The authors also found significant differences based on the gender and political party of the participants. Republican men and Republican women both showed a distinct preference for fellow Republicans and a strong aversion to Democrats. On the other hand, Democratic participants did not show a strong preference for fellow Democrats over profiles with no political affiliation.
Instead, Democratic participants were primarily motivated by an avoidance of Republicans. Taflinger noted in a related press release that many Democrats in the study were not necessarily searching for a fellow Democrat. They were rather searching for someone who was simply not a Republican. This suggests that negative partisanship drives dating choices more strongly for Democrats than positive in-group loyalty does.
This avoidance was especially pronounced among Democratic women. The study provides evidence that Democratic women exhibited the strongest rejection of the opposing political party out of any group tested. Their avoidance of Republican profiles was roughly twice as strong as the avoidance shown by Democratic men. Republican men and Republican women showed a moderate rejection of Democrats that fell somewhere in the middle.
“People rely heavily on partisan labels to form impressions of others,” Hudde told PsyPost. “If you don’t know someone well and you reveal where you stand politically, that single piece of information shapes how they see you, whether they consider you similar to themselves and how they judge you on traits like intelligence and honesty.”
For single people navigating modern romance, these results provide evidence of just how weighty a simple profile badge can be. “Our study uses an online dating scenario as a test case, so it could be particularly interesting for those who are using dating apps,” Hudde said. “Most of these apps let you choose whether to display your political orientation.”

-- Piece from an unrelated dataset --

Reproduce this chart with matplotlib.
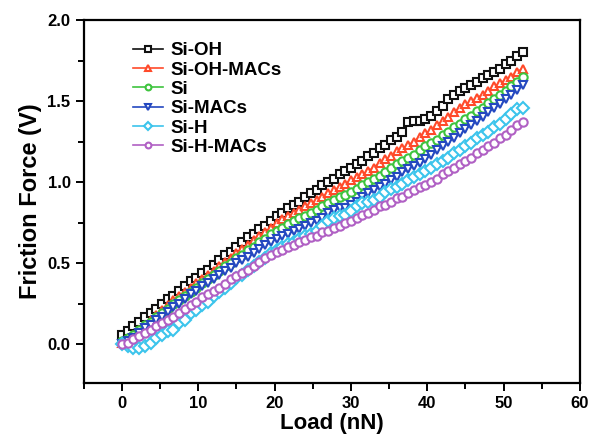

“If you do display it, you can be sure that many people will pay attention to it and that it will affect their judgment of you and of how well you’d fit together,” Hudde continued. “And there’s an asymmetry: people on the other side of the political divide penalize you for your politics more than people on your own side reward you for it.”
As with all research, there are some limitations. Because the study required the use of fictional dating profiles, participants might have behaved slightly differently than they would in a real-world dating scenario. The experiment also presented political information upfront. Real-life dating often involves uncovering a partner’s political views during later stages of getting to know them.
Additionally, the researchers only tested the labels of Democrat and Republican. It remains unclear how participants might react to profiles labeled as independent, apolitical, or supportive of third-party candidates. The single-item measure used for expected social approval also combined family and friends. A person might face very different reactions from their parents compared to their peer group, which this study could not separate.
Future studies could explore how these mechanisms operate in different cultural contexts. In European countries with multi-party systems, romantic compatibility might depend on whether supporters of different parties fall within the same broader political spectrum. The authors suggest that the mechanisms discovered in this dating experiment might also apply to other areas of life. Similar social judgments could influence how employers evaluate job candidates if they discover a person’s political affiliation during the hiring process.
The study, “Why do young US Americans avoid cross-partisan dating? A closer look at mediators and variation by gender and party“, was authored by Shannon Taflinger and Ansgar Hudde.